Dinanzi alla questione italiana tutto cede, e perde d’interesse; questa tiene il primo luogo nel campo
politico; infatti oramai possiamo dire d’essere all’ultima fase, e la lotta sarà ora combattuta fra i tre
grandi partiti che dividono la penisola – i conservatori, che hanno per loro la giustizia ed il diritto;
gli unionisti che altro non sono in fondo se non i repubblicani d’altra volta che combattono colle
armi della rivolta; i Cavouriani che lavorano a beneficio del Piemonte, al quale vogliono annettere a
forza di politica e di diplomazia, l’intera Italia, seguitando col comodo sistema delle votazioni e dei
fatti compiuti.
I conservatori pur troppo, benchè molti e in grande maggioranza, per la ragione che la giustizia ed il
diritto non possono essere spenti, i conservatori non hanno il coraggio dei loro nemici; abbandonati
alle sole loro forze dalle potenze, che poggiando sul diritto avrebbero sacro debito di sostenerli,
sono di continuo alle prese colla rivoluzione e colla sfrenata libidine di potere e d’ingrandimento
di cui sono invasi e il governo e la corte di Torino.
La rivoluzione però, sciolto ogni freno, bandisce omai la sua sentenza colla quale colpisce lo stesso
suo alleato – il Piemonte, il quale s’accorge d’essere già troppo innanzi, dovrà così combattere contro
di essa, o camminare sulla stessa via, rinunciando alle simpatie di quelle potenze che ne ammirano
la moderazione.
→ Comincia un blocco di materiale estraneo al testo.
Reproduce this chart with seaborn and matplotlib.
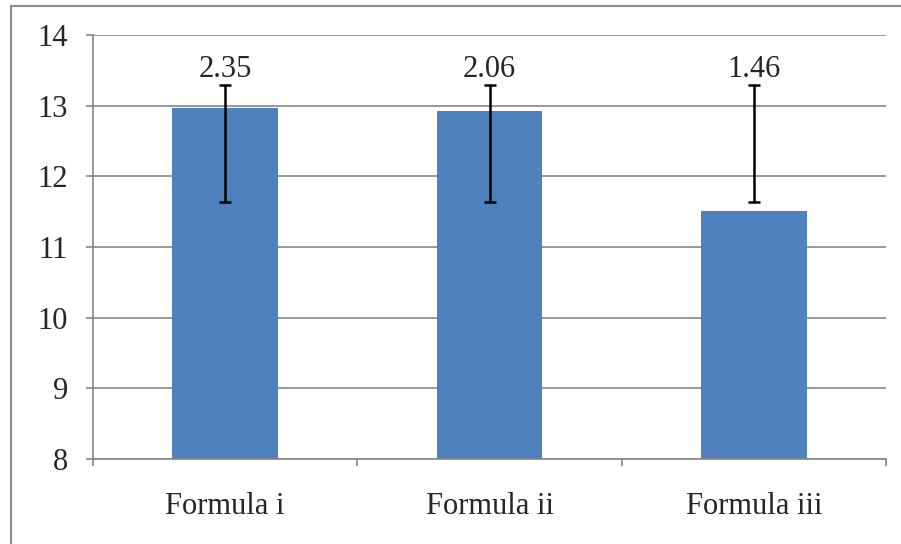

Ed è a ciò che siamo appunto arrivati: la rivoluzione grida da ogni Parte: o con me
o contro di me; ora vedremo cosa potrà fare o soprafare la politica di Cavour!
Cose di Sicilia e di Napoli.
Il Piccolo corriere dice, che i prigionieri politici liberati per lo sgombero del castello di Palermo,
duca di Monteleone, barone Riso, principe Niscemi, principe Giardinelli, ecc.. sono entrati tutti
nell’esercito siciliano come: soldati semplici.
Garibaldi (continua lo stesso foglio) che sulle prime era alquanto alieno dall’annessione immediata,
conosciuto il volere della popolazione, vi accondiscese e lascia pubblicare la legge elettorale, nella
quale è detto che il popolo siciliano non tarderà ad essere chiamato a pronunziare il suo voto per
l’annessione.
Un decreto deve formare fra breve, per l’esercito insurrezionale, un corpo d’intendenti militari,
incaricati di sistemare e dirigere il servizio delle vettovaglie, quello del vestiario e tutti gli altri
servigi dello stesso genere.
Varie piccole spedizioni sono giunte in Sicilia in questi giorni. Il colonnello Fardella arrivò da
Alcamo con 500 uomini e due pezzi di cannone. I fratelli Burgarelli, giunti da Genova a Trapani, vi
organizzarono una compagnia di 100 uomini benissimo equipaggiati e li menarono a Palermo.